Huempfner noted that ``SPI is a strong lobbying force in the legislative arena.'' He acknowledged previous EPS marketing attempts, adding that ``the only thing different about this time is that we're not hamstrung by a bureaucracy.''
Wangman Associates has experience starting construction-products trade groups. The firm helped form the Polyisocyanurate Insulation Manufacturers Association, a group advocating the use of one of the most competitive products to EPS in the roofing industry. Carl Wangman was also behind the creation of the Single-Ply Roofing Institute.
Rosen was so dedicated to the idea of a new marketing program for EPS that he ``loaned'' an executive of his company, Steve Kaplan, to serve as acting executive director of the new association, Wangman said. Kaplan has opened a MEPSMA office in Gurnee, Ill., north of Chicago.
Wangman said he did not know the dollar amount each of the 32 companies had been assessed to become part of the marketing group, but believed it would be established on a sliding scale according to the level of a member company's gross sales. He also said his management fee was ``in negotiation,'' but noted, ``Their decision will be based on the knowledge that they want top-flight association management experience.''
A member of the new association, Richard H. Nickloy, vice president and general manager of Contour Products in Kansas City, Mo., noted MEPSMA's emphasis is promoting EPS as a material.

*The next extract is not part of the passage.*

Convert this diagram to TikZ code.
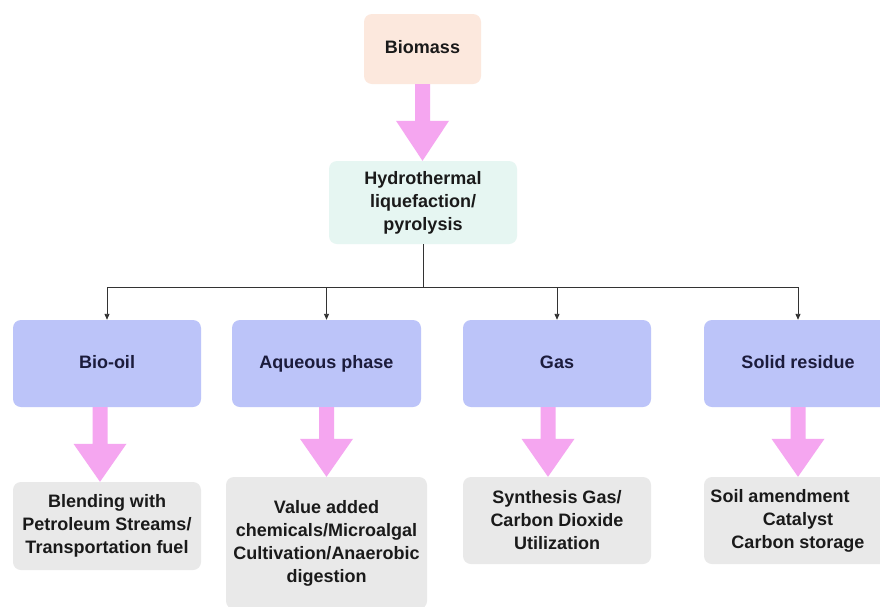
\documentclass[tikz,border=0pt]{standalone}
\usepackage{fontspec}
\setmainfont{Liberation Sans}
\usetikzlibrary{arrows.meta,calc}

\definecolor{peachfill}{HTML}{FCE8DD}
\definecolor{mintfill}{HTML}{E6F6F2}
\definecolor{bluefill}{HTML}{BCC4F9}
\definecolor{greyfill}{HTML}{E9E9E9}
\definecolor{pinkarrow}{HTML}{F5A6F0}
\definecolor{navytext}{HTML}{1C1C3C}
\definecolor{darktext}{HTML}{1A1A1A}
\definecolor{linecol}{HTML}{333333}

\tikzset{
  box/.style={rectangle, rounded corners=8pt, inner sep=0pt, align=center,
    font=\bfseries\fontsize{18}{23}\selectfont, text=darktext},
  singleline/.style={text height=13pt, text depth=3.5pt},
  sourcebox/.style={box, singleline, fill=peachfill, minimum width=117pt, minimum height=70pt},
  processbox/.style={box, fill=mintfill, minimum width=188pt, minimum height=83pt},
  productbox/.style={box, singleline, fill=bluefill, text=navytext, minimum width=188pt, minimum height=87pt},
  usebox/.style={box, fill=greyfill, minimum width=188pt, minimum height=88pt},
  branch/.style={draw=linecol, line width=0.9pt},
  branchtip/.style={branch, -{Triangle[length=6pt,width=5pt]}},
  fatarrowfill/.style={fill=pinkarrow},
}

% broad pink arrow from the bottom of #2 to the top of #3, shifted sideways by #4
\newcommand\fatarrow[4][38pt]{%
  \fill[fatarrowfill] let \p1=(#2.south), \p2=(#3.north) in
    (\x1+#4-7.5pt,\y1) -- (\x1+#4-7.5pt,\y2+#1) -- (\x1+#4-26.5pt,\y2+#1)
    -- (\x1+#4,\y2) -- (\x1+#4+26.5pt,\y2+#1) -- (\x1+#4+7.5pt,\y2+#1)
    -- (\x1+#4+7.5pt,\y1) -- cycle;}

\begin{document}
\begin{tikzpicture}[x=1pt,y=-1pt]
  \fill[white] (0,0) rectangle (880,606);
  \clip (0,0) rectangle (880,606);
  \useasboundingbox (0,0) rectangle (880,606);

  % source and conversion step
  \node[sourcebox]  (biomass) at (422.5,49)  {Biomass};
  \node[processbox] (htl)     at (423,202.5) {Hydrothermal\\liquefaction/\\pyrolysis};

  % product streams
  \node[productbox] (biooil)  at (107,363.5)   {Bio-oil};
  \node[productbox, minimum width=189pt] (aqueous) at (326.5,363.5) {Aqueous phase};
  \node[productbox] (gas)     at (557,363.5)   {Gas};
  \node[productbox] (solid)   at (798,363.5)   {Solid residue};

  % end uses
  \node[usebox] (blend) at (107,526)
    {Blending with\\Petroleum Streams/\\Transportation fuel};
  \node[usebox, minimum width=201pt, minimum height=132pt] (value) at (326.5,543)
    {Value added\\chemicals/Microalgal\\Cultivation/Anaerobic\\digestion};
  \node[usebox, minimum height=87pt] (synth) at (557,520.5)
    {Synthesis Gas/\\Carbon Dioxide\\Utilization};
  \node[usebox, minimum height=87pt] (soil) at (798,520.5)
    {Soil amendment\hspace*{36pt}\\Catalyst\\Carbon storage};

  % broad arrows
  \fatarrow[40pt]{biomass}{htl}{0pt}
  \fatarrow{biooil}{blend}{-7pt}
  \fatarrow{aqueous}{value}{0pt}
  \fatarrow{gas}{synth}{-9pt}
  \fatarrow{solid}{soil}{0pt}

  % branching connectors
  \coordinate (bus) at (423,287);
  \draw[branch] (htl.south) -- (bus);
  \draw[branch] (bus -| biooil.north) -- (bus -| solid.north);
  \foreach \n in {biooil,aqueous,gas,solid}
    \draw[branchtip] (bus -| \n.north) -- (\n.north);
\end{tikzpicture}
\end{document}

``A lot of [marketing] efforts in the past have been related to one product, not one material,'' he said.
EPS is made using many of the same processes, but ``we've been targeted as inferior products by non-EPS producers.''
Two other industry groups last week supported MEPSMA. AFM Corp. probably will become an affiliate member, said Mike Tobin, executive vice president. AFM of Excelsior, Minn., is owned by 19 EPS foam manufacturers that do collective research and development and marketing.
PIMA, based in Washington, welcomed the group.
``If this means that there's going to be increased activity in promoting energy efficiency and increasing building code standards ... we wholeheartedly welcome them to the marketplace and look forward to working with them,'' said PIMA President Jared Blum.